[Directive]
Using the records provided below, locate and copy each line that contains the word "document".
==============================
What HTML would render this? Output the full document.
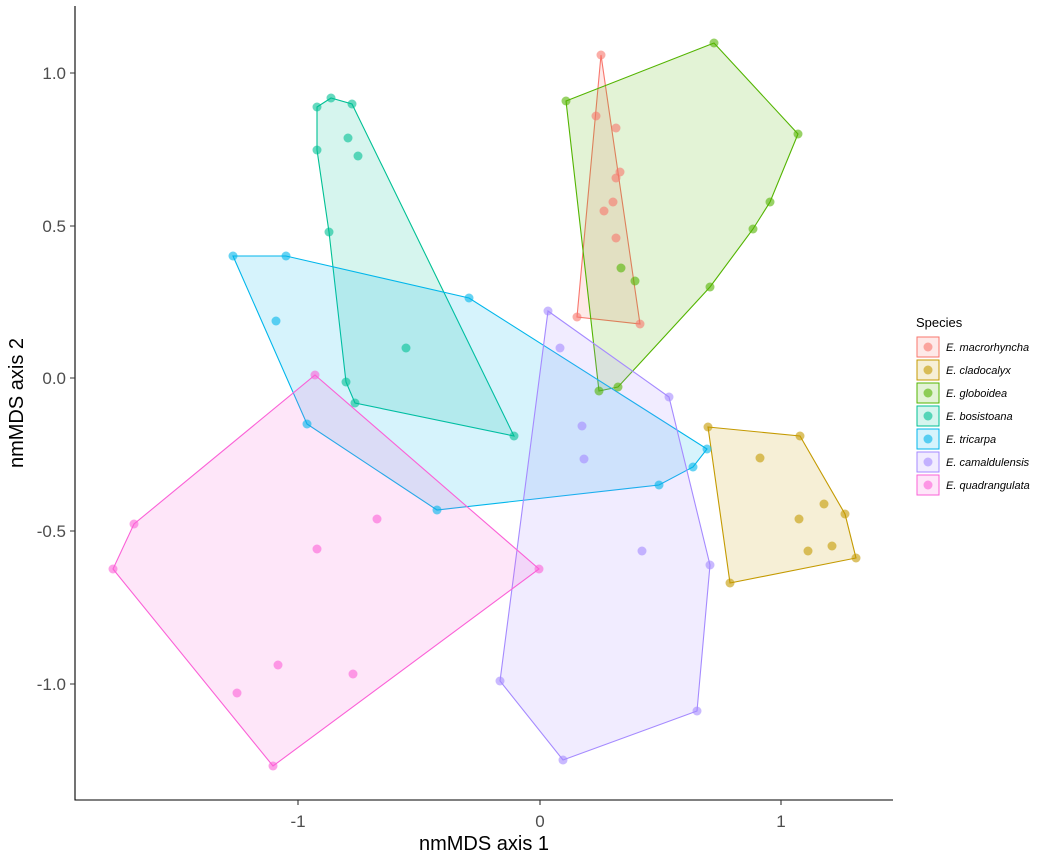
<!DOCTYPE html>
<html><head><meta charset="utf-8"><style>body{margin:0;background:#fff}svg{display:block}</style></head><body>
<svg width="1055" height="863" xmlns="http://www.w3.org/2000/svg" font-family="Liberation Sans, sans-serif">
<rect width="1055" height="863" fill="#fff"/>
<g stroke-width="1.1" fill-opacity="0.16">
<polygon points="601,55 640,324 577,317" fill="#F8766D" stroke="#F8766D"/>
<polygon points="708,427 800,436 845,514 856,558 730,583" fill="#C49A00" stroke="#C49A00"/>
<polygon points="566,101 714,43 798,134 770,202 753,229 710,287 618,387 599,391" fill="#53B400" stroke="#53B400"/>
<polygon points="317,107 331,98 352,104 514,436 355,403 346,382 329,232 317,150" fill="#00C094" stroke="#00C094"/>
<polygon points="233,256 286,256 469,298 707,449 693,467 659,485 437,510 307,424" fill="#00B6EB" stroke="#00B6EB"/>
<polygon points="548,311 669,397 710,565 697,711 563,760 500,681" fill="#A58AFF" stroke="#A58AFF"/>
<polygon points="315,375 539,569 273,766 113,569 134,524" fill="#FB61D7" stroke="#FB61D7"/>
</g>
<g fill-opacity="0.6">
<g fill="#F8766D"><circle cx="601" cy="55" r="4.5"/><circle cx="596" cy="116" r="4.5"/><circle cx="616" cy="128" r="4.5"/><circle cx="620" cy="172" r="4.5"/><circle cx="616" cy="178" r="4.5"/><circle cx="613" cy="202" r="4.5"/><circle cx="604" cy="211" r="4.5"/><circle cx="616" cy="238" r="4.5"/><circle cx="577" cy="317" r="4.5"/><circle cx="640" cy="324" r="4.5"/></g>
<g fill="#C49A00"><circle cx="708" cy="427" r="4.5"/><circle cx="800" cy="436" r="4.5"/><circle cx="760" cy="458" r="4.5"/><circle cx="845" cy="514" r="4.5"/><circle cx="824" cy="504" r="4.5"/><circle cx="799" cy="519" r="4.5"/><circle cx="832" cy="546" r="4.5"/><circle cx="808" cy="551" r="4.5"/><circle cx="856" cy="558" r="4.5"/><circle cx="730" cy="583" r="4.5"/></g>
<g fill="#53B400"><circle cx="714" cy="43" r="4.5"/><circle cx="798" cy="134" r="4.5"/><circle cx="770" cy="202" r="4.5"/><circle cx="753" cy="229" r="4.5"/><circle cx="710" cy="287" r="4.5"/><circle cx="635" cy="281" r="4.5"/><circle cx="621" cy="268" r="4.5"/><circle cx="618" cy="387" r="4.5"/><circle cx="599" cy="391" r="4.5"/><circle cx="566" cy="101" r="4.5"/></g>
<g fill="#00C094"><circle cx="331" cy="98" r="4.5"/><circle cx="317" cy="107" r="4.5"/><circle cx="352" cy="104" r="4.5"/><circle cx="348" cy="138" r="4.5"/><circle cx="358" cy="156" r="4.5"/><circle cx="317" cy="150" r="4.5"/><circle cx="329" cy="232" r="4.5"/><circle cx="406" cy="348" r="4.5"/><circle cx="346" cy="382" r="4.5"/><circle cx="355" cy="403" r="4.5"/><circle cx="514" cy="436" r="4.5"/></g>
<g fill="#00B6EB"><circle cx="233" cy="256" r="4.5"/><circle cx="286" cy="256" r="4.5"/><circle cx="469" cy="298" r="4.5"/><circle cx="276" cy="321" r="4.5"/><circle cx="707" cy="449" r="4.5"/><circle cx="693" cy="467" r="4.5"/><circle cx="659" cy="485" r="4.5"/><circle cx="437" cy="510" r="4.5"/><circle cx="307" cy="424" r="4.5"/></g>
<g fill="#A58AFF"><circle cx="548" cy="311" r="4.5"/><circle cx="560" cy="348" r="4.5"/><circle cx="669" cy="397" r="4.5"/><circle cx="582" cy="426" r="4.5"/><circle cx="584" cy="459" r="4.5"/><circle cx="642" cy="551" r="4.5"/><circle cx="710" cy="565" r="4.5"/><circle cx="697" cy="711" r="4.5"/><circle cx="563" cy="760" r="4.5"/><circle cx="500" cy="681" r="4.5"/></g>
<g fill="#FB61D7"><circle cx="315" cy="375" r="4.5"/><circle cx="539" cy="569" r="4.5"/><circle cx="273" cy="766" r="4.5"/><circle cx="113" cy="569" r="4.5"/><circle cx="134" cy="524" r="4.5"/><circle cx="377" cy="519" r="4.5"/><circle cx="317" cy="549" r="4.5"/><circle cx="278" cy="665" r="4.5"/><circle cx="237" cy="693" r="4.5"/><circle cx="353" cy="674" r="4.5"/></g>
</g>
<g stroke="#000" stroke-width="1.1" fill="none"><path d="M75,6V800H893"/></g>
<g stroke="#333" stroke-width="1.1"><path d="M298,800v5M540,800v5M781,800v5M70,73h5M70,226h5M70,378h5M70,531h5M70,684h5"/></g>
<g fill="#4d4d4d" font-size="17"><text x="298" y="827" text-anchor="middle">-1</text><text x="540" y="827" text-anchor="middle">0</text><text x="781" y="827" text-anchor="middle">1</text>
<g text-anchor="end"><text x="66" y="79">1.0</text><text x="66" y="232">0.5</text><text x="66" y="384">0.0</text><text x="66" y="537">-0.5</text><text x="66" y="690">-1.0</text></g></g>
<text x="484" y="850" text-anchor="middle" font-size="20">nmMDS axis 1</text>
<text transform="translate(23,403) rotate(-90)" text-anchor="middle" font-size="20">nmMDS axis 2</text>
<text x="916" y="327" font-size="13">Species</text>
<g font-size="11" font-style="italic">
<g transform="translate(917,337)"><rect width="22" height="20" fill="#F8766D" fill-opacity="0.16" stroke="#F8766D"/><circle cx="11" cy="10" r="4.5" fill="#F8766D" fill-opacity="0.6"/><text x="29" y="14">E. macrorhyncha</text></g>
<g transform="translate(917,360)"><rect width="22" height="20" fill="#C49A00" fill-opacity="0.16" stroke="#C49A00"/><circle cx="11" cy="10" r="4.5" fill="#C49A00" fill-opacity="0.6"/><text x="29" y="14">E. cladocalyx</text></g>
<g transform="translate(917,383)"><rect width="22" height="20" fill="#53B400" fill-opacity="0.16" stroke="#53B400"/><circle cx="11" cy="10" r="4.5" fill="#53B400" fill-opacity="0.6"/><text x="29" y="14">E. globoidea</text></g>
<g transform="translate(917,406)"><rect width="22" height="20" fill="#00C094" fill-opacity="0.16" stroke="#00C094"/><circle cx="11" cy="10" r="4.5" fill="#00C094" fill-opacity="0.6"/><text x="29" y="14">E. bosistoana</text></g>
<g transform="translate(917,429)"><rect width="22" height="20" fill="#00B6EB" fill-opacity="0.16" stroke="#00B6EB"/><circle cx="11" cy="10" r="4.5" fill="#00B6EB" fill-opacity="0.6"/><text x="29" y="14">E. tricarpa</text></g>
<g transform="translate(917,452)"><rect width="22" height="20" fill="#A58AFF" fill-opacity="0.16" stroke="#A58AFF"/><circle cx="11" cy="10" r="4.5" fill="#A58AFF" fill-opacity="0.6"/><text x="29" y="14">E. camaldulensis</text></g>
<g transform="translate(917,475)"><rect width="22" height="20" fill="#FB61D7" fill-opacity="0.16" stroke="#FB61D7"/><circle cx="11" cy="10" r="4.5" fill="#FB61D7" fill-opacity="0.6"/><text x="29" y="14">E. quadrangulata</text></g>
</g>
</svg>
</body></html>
==============================
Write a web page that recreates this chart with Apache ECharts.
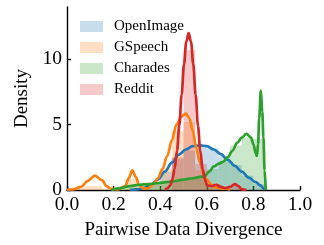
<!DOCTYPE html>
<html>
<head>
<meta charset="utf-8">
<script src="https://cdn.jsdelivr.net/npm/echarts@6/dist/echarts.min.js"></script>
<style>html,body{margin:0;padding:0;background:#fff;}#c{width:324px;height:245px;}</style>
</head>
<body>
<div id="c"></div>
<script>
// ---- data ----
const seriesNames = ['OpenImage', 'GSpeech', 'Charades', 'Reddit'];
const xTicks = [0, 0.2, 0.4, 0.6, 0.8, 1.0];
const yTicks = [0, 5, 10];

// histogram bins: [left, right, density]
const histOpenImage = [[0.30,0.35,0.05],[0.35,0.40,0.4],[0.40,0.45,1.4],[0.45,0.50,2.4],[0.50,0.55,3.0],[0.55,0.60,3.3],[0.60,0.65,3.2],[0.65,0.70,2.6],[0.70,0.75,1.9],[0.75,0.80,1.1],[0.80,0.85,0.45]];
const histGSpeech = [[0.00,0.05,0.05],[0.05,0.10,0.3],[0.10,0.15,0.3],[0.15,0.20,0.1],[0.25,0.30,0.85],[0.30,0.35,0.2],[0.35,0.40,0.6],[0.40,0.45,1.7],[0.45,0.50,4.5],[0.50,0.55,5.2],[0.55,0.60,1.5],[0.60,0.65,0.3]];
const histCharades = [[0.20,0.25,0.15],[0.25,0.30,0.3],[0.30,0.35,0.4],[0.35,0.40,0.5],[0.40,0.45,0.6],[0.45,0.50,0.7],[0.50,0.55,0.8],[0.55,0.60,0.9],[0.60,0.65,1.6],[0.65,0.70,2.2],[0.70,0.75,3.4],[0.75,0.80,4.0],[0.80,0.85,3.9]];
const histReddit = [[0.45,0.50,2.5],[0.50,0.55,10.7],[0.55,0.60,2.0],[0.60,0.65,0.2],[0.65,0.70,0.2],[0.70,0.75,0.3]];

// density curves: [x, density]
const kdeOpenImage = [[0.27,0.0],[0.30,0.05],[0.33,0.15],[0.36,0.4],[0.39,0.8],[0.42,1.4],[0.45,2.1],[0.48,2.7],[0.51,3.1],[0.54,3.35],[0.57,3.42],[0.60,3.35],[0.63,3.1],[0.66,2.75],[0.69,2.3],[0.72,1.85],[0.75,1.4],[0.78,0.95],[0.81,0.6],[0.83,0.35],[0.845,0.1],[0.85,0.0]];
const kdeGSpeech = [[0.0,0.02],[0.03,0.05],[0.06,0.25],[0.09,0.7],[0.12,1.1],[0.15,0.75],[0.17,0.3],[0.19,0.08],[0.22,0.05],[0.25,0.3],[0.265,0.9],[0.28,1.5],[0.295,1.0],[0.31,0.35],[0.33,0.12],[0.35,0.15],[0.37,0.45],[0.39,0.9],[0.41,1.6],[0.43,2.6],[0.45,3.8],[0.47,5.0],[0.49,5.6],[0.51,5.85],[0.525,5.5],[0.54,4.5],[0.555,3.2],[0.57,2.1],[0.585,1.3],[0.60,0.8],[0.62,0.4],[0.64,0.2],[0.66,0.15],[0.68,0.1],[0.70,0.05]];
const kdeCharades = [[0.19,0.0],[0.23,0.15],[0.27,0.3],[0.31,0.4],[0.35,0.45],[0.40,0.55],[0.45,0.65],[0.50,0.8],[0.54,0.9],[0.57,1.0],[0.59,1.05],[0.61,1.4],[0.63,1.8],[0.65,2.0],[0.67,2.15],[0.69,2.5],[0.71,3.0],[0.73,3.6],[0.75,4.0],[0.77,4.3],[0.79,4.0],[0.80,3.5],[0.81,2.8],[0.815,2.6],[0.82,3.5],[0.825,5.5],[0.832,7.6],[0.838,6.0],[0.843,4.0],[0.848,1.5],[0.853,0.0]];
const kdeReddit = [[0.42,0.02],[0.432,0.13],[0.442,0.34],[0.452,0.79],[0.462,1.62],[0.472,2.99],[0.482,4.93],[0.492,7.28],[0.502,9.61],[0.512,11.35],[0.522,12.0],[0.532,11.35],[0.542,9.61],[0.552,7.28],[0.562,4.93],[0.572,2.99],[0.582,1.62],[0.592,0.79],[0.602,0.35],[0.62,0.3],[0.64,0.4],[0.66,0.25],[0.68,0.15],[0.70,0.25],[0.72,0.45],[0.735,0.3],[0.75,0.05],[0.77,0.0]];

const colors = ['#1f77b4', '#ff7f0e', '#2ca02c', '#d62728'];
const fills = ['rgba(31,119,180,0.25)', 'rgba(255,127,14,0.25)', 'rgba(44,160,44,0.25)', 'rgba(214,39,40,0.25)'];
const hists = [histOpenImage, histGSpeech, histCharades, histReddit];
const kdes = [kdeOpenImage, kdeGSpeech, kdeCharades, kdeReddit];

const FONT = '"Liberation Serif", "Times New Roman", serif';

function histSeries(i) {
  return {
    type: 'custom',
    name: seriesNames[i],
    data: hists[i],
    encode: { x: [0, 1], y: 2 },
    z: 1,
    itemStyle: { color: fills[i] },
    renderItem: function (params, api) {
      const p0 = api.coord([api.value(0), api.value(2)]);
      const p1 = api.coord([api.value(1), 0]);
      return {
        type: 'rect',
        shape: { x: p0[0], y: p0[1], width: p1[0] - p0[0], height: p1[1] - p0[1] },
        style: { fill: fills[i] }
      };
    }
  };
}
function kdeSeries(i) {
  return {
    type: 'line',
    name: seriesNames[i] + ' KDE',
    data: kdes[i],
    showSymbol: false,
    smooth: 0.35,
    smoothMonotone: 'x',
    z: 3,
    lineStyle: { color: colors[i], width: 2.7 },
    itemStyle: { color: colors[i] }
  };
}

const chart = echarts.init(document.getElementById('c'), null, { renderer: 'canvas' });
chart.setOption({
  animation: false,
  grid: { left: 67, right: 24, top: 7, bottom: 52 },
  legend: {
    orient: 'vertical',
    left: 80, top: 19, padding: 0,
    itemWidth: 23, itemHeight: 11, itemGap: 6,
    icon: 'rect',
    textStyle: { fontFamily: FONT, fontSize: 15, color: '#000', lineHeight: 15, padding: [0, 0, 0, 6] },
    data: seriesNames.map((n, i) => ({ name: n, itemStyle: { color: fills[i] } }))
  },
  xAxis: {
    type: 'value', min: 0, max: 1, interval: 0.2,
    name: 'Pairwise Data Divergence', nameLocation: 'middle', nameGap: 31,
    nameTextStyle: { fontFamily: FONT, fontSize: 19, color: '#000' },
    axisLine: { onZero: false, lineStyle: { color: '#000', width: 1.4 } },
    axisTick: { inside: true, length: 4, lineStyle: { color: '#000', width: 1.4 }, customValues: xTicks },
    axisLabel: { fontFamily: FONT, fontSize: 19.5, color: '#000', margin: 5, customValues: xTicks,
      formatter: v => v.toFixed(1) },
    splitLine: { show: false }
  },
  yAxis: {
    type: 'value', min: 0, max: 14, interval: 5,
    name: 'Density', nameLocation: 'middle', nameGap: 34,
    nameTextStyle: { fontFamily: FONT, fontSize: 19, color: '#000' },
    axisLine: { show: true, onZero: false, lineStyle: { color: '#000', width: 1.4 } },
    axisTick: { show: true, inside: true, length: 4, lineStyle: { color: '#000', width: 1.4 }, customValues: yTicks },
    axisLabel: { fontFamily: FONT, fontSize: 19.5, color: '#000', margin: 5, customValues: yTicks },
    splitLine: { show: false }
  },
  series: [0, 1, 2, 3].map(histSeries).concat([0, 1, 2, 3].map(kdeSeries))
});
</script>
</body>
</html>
==============================
[Exercise response]
What HTML would render this? Output the full document.
const chart = echarts.init(document.getElementById('c'), null, { renderer: 'canvas' });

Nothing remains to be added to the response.